About 3 1/2 months into the position I chose, I finally decided to draw a line and quit. <snip>
A few thoughts (from an employer perspective and someone who has run a small internship program for a few years):
- A company offering an internship program should have a concrete internship program with milestones:
* In our Java internship program over 12 months you will do the Sun Java Associate and Programmer certs and if you are proficient enough also the Web-component cert.
* Alongside you will be exposed to the full development SLA and work with peers as well as independently with the idea of deploying into production (even if it is just a small JSP) within 3 months
* We do not send interns on formal training and all training is done with certification material during working hours and with help from peers. Work is generally independent (i.e. little/no hand-holding)

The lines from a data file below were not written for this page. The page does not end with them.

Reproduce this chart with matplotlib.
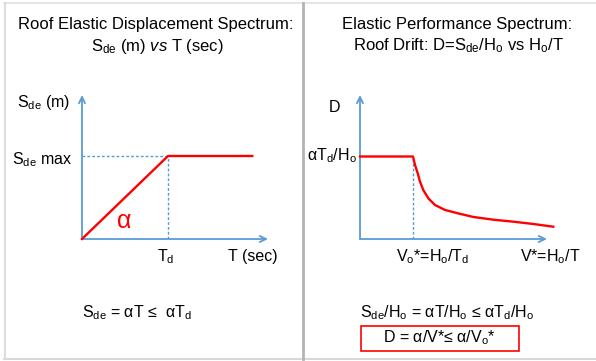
import matplotlib
matplotlib.use("Agg")
import matplotlib.pyplot as plt
from matplotlib.patches import Rectangle
from matplotlib.lines import Line2D

##########################################
# Data
# left panel: Sde vs T, Td = 1, Sde max = 1
T_left = [0.0, 1.0, 1.98]
Sde_left = [0.0, 1.0, 1.0]
Td = 1.0
Sde_max = 1.0

# right panel: D vs V*, Vo* = 1, aTd/Ho = 1
V_right = [0.0, 1.0, 1.038, 1.089, 1.132, 1.194, 1.289, 1.415, 1.604, 1.855,
           2.138, 2.515, 2.892, 3.27, 3.647]
D_right = [1.0, 1.0, 0.897, 0.796, 0.695, 0.594, 0.493, 0.412, 0.352, 0.310,
           0.267, 0.234, 0.210, 0.182, 0.149]
V0 = 1.0
D0 = 1.0

##########################################
# Style
plt.rcParams['font.family'] = ['Liberation Sans', 'DejaVu Sans']
plt.rcParams['mathtext.fontset'] = 'custom'
plt.rcParams['mathtext.rm'] = 'Liberation Sans'
plt.rcParams['mathtext.it'] = 'Liberation Sans:italic'
plt.rcParams['mathtext.bf'] = 'Liberation Sans:bold'
FS = 11.5
FS_TITLE = 12
BLUE = '#5B9BD5'
RED = '#FF0000'

W, H = 596, 361


def fx(x):
    return x / W


def fy(y):
    return 1 - y / H


def sub(base, s):
    return r'$\mathrm{%s_{%s}}$' % (base, s)


S_de = sub('S', 'de')
T_d = sub('T', 'd')
H_o = sub('H', 'o')
V_o = sub('V', 'o')

fig = plt.figure(figsize=(W / 100, H / 100), dpi=100)

# panel frames
fig.add_artist(Line2D([fx(4), 1], [fy(3), fy(3)], color='#e2e2e2', lw=1.2))
fig.add_artist(Line2D([fx(4), 1], [fy(358.5), fy(358.5)], color='#d8d8d8', lw=1.5))
fig.add_artist(Line2D([fx(4.5), fx(4.5)], [fy(3), fy(358.5)], color='#dcdcdc', lw=1.5))
fig.add_artist(Line2D([fx(302.8), fx(302.8)], [fy(3), fy(358.5)], color='#b4b4b4', lw=2))


def make_axes(x0, y0, x1, y1, xmax, ymax):
    ax = fig.add_axes([fx(x0), fy(y0), fx(x1) - fx(x0), fy(y1) - fy(y0)])
    ax.set_xlim(0, xmax)
    ax.set_ylim(0, ymax)
    ax.axis('off')
    arrow = dict(arrowstyle='->,head_length=0.45,head_width=0.22', color=BLUE,
                 lw=1.3, shrinkA=0, shrinkB=0)
    ax.annotate('', xy=(xmax, 0), xytext=(0, 0), arrowprops=arrow, annotation_clip=False)
    ax.annotate('', xy=(0, ymax), xytext=(0, 0), arrowprops=arrow, annotation_clip=False)
    return ax


##########################################
# Left panel
axL = make_axes(82, 239, 268, 95, 186 / 86, 144 / 83)
axL.plot([0, Td], [Sde_max, Sde_max], color=BLUE, lw=1.0, ls=(0, (2, 1.5)))
axL.plot([Td, Td], [0, Sde_max], color=BLUE, lw=1.0, ls=(0, (2, 1.5)))
axL.plot(T_left, Sde_left, color=RED, lw=1.7, clip_on=False, zorder=5)

fig.text(fx(155.5), fy(25), 'Roof Elastic Displacement Spectrum:', ha='center', va='center', fontsize=FS_TITLE)
fig.text(fx(157.5), fy(46), S_de + r' (m) $\mathit{vs}$ T (sec)', ha='center', va='center', fontsize=FS_TITLE)
fig.text(fx(70), fy(103), S_de + ' (m)', ha='right', va='center', fontsize=FS)
fig.text(fx(72.5), fy(160), S_de + ' max', ha='right', va='center', fontsize=FS)
fig.text(fx(124.5), fy(221), 'α', ha='center', va='center', fontsize=18, color=RED)
fig.text(fx(166), fy(257), T_d, ha='center', va='center', fontsize=FS)
fig.text(fx(253), fy(257), 'T (sec)', ha='center', va='center', fontsize=FS)
fig.text(fx(81.5), fy(313), S_de + ' = αT ≤  α' + T_d, ha='left', va='center', fontsize=FS)

##########################################
# Right panel
axR = make_axes(360, 239, 547, 95, 187 / 53, 144 / 82.5)
axR.plot([V0, V0], [0, D0], color=BLUE, lw=1.0, ls=(0, (2, 1.5)))
axR.plot(V_right, D_right, color=RED, lw=1.7, clip_on=False, zorder=5)

fig.text(fx(456.7), fy(25), 'Elastic Performance Spectrum:', ha='center', va='center', fontsize=FS_TITLE)
fig.text(fx(458), fy(46), 'Roof Drift: D=' + S_de + '/' + H_o + ' vs ' + H_o + '/T',
         ha='center', va='center', fontsize=FS_TITLE)
fig.text(fx(334), fy(108), 'D', ha='center', va='center', fontsize=FS)
fig.text(fx(357), fy(156), 'α' + T_d + '/' + H_o, ha='right', va='center', fontsize=FS)
fig.text(fx(433), fy(257), V_o + '*=' + H_o + '/' + T_d, ha='center', va='center', fontsize=FS)
fig.text(fx(550), fy(257), 'V*=' + H_o + '/T', ha='center', va='center', fontsize=FS)
fig.text(fx(360.5), fy(313), S_de + '/' + H_o + ' = αT/' + H_o + ' ≤ α' + T_d + '/' + H_o,
         ha='left', va='center', fontsize=FS)
fig.text(fx(439), fy(338), 'D = α/V*≤ α/' + V_o + '*', ha='center', va='center', fontsize=FS)
fig.add_artist(Rectangle((fx(361), fy(350.5)), fx(519) - fx(361), fy(326) - fy(350.5),
                         transform=fig.transFigure, fill=False, ec=RED, lw=1.2))

fig.savefig('out.png', dpi=100)
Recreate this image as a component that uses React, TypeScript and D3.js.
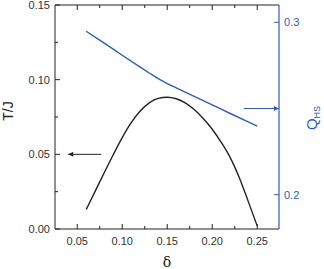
import React from "react";
import * as d3 from "d3";

const deltas = [0.06, 0.07, 0.08, 0.09, 0.10, 0.11, 0.12, 0.13, 0.14, 0.15, 0.16, 0.17, 0.18, 0.19, 0.20, 0.21, 0.22, 0.23, 0.24, 0.25];
const tValues = [0.0131, 0.0254, 0.0377, 0.0497, 0.0612, 0.0712, 0.0790, 0.0845, 0.0875, 0.0882, 0.0872, 0.0845, 0.0800, 0.0740, 0.0668, 0.0580, 0.0478, 0.0345, 0.0185, 0.0020];
const qDeltas = [0.06, 0.08, 0.10, 0.12, 0.13, 0.14, 0.15, 0.16, 0.18, 0.20, 0.22, 0.24, 0.25];
const qValues = [0.2948, 0.2879, 0.2809, 0.2740, 0.2706, 0.2673, 0.2645, 0.2620, 0.2570, 0.2521, 0.2471, 0.2422, 0.2398];
const xTicks = [0.05, 0.10, 0.15, 0.20, 0.25];
const xMinor = [0.075, 0.125, 0.175, 0.225];
const yTicks = [0.00, 0.05, 0.10, 0.15];
const yMinor = [0.025, 0.075, 0.125];
const qTicks = [0.2, 0.3];

const BLUE = "#2e5cb8";
const AX = "#222";

export default function App() {
  const L = 55, R = 279, T = 5, B = 229;
  const x = d3.scaleLinear().domain([0.0253, 0.2742]).range([L, R]);
  const y = d3.scaleLinear().domain([0, 0.15]).range([B, T]);
  const q = d3.scaleLinear().domain([0.2, 0.3]).range([194.7, 22.3]);

  const tLine = d3.line<number>().x((_, i) => x(deltas[i])).y((d) => y(d)).curve(d3.curveMonotoneX);
  const qLine = d3.line<number>().x((_, i) => x(qDeltas[i])).y((d) => q(d)).curve(d3.curveMonotoneX);

  const font = "Liberation Sans, Arial, sans-serif";
  return (
    <svg width={324} height={269} style={{ position: "absolute", left: 0, top: 0 }} fontFamily={font}>
      <defs>
        <marker id="ab" viewBox="0 0 10 10" refX="10" refY="5" markerWidth="6" markerHeight="5" orient="auto" markerUnits="userSpaceOnUse">
          <path d="M0,0 L10,5 L0,10 z" fill={AX} />
        </marker>
        <marker id="abl" viewBox="0 0 10 10" refX="10" refY="5" markerWidth="6" markerHeight="5" orient="auto" markerUnits="userSpaceOnUse">
          <path d="M0,0 L10,5 L0,10 z" fill={BLUE} />
        </marker>
      </defs>
      <path d={tLine(tValues) || ""} fill="none" stroke="#222" strokeWidth={1.4} />
      <path d={qLine(qValues) || ""} fill="none" stroke={BLUE} strokeWidth={1.4} />
      <line x1={L} x2={R} y1={B} y2={B} stroke={AX} strokeWidth={1} />
      <line x1={L} x2={R} y1={T} y2={T} stroke={AX} strokeWidth={1} />
      <line x1={L} x2={L} y1={T} y2={B} stroke={AX} strokeWidth={1} />
      <line x1={R} x2={R} y1={T} y2={B} stroke={BLUE} strokeWidth={1.2} />
      {xTicks.map((t) => (
        <g key={"x" + t}>
          <line x1={x(t)} x2={x(t)} y1={B} y2={B - 5} stroke={AX} />
          <line x1={x(t)} x2={x(t)} y1={T} y2={T + 5} stroke={AX} />
          <text x={x(t)} y={B + 16} fontSize={11} textAnchor="middle" fill="#333">{t.toFixed(2)}</text>
        </g>
      ))}
      {xMinor.map((t) => (
        <g key={"xm" + t}>
          <line x1={x(t)} x2={x(t)} y1={B} y2={B - 3} stroke={AX} />
          <line x1={x(t)} x2={x(t)} y1={T} y2={T + 3} stroke={AX} />
        </g>
      ))}
      {yTicks.map((t) => (
        <g key={"y" + t}>
          <line x1={L} x2={L + 5} y1={y(t)} y2={y(t)} stroke={AX} />
          <text x={L - 5} y={y(t) + 4} fontSize={11} textAnchor="end" fill="#333">{t.toFixed(2)}</text>
        </g>
      ))}
      {yMinor.map((t) => (
        <line key={"ym" + t} x1={L} x2={L + 3} y1={y(t)} y2={y(t)} stroke={AX} />
      ))}
      {qTicks.map((t) => (
        <g key={"q" + t}>
          <line x1={R} x2={R - 5} y1={q(t)} y2={q(t)} stroke={BLUE} />
          <text x={R + 5} y={q(t) + 4} fontSize={11} textAnchor="start" fill={BLUE}>{t.toFixed(1)}</text>
        </g>
      ))}
      <line x1={x(0.0767)} x2={x(0.04)} y1={y(0.05)} y2={y(0.05)} stroke={AX} strokeWidth={1} markerEnd="url(#ab)" />
      <line x1={x(0.235)} x2={x(0.2742)} y1={q(0.25)} y2={q(0.25)} stroke={BLUE} strokeWidth={1} markerEnd="url(#abl)" />
      <text transform={`translate(13,${111}) rotate(-90)`} textAnchor="middle" fontSize={14} fill="#222">T/J</text>
      <text x={167} y={267} textAnchor="middle" fontSize={14} fill="#222" fontFamily="DejaVu Serif, serif">δ</text>
      <text transform={`translate(317,${118}) rotate(-90)`} textAnchor="middle" fontSize={15} fill={BLUE}>
        Q<tspan fontSize={9} dy={3}>HS</tspan>
      </text>
    </svg>
  );
}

- It would not be my expectation that you would stay on after the 12 months, but it would be my expectation that you are committed for the 12 months
- Internship salary would start off at 8,5K / pm and after internship would accelerate based on skill-level
From your description your internship was nothing more than the company finding employees with the idea to pay as little as possible - hence "internship". It would be interesting to understand what technology stack they are using.
FWIW: In immature work-environments you will often find that "senior" staff feel intimidated about new hires (fear of becoming redundant). I would actually welcome new hires to take some load off and there should never be a situation where someone becomes redundant. At best a senior will be able to safely take leave without having to worry as new hires will be able to pick up the slack for a period of time.
I am not saying that Zoopy is that person, but I also had staff in other environments where they did not want to lift a finger (they were hired as developers and wanted to be "architects") and as such would not want to write a line of code (i.e. the pushed the SQL queries to a DBA and their sentiment was generally "this is not my job" although it was part of their targets/KPA) - those staff I typically faced at larger corporates (especially banks and telcos).
My suggestion would always be when you start out:
- Find a dev body-shop (the likes of BBD, DVT, Edge etc hate it when I call them that, but they are body shops) - you will get the most exposure and skill at the price of having no life or -
- Find a small company with a dedicated and well structured IT team where IT/development is part of the core function of the business and not some supporting function (i.e. maintaining 3rd-party code)
- Never join a bank/corporate as a developer - you will not learn much and red tape everywhere
- Change jobs 3-4 years and start to settle after 3-4 job changes once you have found a company where you will be able to get revenue share
- Never, ever just join a company for the money - it's meaningless in the long run and you will mostly blow it (also make sure that your salary equates your skill-set)
- Be prepared to drop your salary if you find a company which runs a compelling business and technology but is not able to pay competitively (in fairness, most SMEs will not be able to match salaries of banks, teclos and government).